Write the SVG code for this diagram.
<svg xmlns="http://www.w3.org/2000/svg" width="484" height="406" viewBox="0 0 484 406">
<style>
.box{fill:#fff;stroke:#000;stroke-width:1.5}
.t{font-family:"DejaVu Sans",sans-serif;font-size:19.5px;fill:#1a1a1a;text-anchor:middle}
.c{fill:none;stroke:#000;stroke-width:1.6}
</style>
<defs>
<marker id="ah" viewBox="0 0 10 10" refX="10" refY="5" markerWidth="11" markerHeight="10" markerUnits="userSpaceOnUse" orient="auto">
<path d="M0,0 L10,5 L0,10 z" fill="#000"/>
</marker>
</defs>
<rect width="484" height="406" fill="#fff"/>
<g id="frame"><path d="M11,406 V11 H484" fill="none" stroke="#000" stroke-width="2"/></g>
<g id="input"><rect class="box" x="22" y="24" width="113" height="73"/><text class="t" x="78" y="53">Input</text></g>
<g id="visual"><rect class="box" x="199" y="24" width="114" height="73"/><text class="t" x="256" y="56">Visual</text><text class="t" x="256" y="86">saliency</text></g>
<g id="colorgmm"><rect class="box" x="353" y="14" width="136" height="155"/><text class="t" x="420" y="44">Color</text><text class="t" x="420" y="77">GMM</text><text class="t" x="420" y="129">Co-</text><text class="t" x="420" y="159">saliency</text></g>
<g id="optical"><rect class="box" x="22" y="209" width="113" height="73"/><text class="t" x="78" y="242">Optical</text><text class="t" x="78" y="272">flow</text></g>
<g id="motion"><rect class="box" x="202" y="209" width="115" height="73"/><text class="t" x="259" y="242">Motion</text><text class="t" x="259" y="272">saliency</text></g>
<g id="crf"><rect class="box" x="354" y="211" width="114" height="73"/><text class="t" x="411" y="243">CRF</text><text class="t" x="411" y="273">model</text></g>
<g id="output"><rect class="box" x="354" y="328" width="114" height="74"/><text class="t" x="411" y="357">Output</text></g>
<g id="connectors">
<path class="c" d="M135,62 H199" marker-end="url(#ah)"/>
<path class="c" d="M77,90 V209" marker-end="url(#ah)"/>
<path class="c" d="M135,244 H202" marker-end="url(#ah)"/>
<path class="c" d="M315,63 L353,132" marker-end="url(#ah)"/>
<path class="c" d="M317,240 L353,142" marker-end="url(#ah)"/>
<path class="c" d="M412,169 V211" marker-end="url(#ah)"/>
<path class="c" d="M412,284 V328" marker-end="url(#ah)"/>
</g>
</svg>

•••••

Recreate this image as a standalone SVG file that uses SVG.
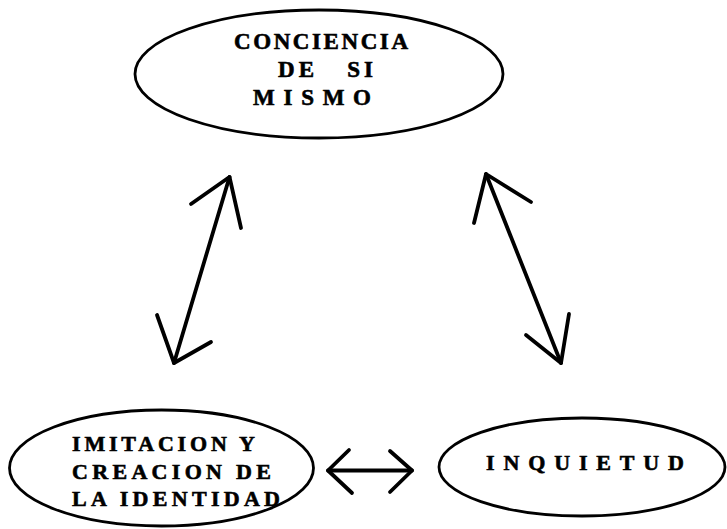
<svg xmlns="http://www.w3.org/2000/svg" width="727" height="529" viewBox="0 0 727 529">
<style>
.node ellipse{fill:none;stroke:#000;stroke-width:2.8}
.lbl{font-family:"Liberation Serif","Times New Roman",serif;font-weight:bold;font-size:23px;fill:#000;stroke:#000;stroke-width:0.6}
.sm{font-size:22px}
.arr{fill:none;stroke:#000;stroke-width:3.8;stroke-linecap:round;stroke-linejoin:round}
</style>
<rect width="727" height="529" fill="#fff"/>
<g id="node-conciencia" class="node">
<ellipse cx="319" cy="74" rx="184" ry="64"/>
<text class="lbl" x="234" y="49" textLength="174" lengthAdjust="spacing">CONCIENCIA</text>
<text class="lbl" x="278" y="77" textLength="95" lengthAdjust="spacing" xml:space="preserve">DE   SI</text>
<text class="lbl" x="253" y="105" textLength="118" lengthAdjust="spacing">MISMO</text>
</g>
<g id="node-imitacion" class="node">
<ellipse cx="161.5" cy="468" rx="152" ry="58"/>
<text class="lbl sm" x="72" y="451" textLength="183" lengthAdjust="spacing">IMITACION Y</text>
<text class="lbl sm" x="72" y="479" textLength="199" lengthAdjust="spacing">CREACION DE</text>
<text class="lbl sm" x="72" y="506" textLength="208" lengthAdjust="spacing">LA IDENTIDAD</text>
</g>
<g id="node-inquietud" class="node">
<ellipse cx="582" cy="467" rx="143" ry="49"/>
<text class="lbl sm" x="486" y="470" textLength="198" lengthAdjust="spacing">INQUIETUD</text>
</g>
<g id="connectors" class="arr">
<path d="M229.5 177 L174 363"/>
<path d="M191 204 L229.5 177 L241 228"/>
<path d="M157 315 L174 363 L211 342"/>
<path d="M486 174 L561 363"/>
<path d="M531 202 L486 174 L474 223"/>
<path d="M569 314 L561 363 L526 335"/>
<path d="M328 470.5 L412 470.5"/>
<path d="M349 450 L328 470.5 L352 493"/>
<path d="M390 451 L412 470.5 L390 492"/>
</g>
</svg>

•••••

Set exercise: Filter lines by "this" and return each hit.

Expected answer:
Write the SVG code for this diagram.
Recreate this image as a standalone SVG file that uses SVG.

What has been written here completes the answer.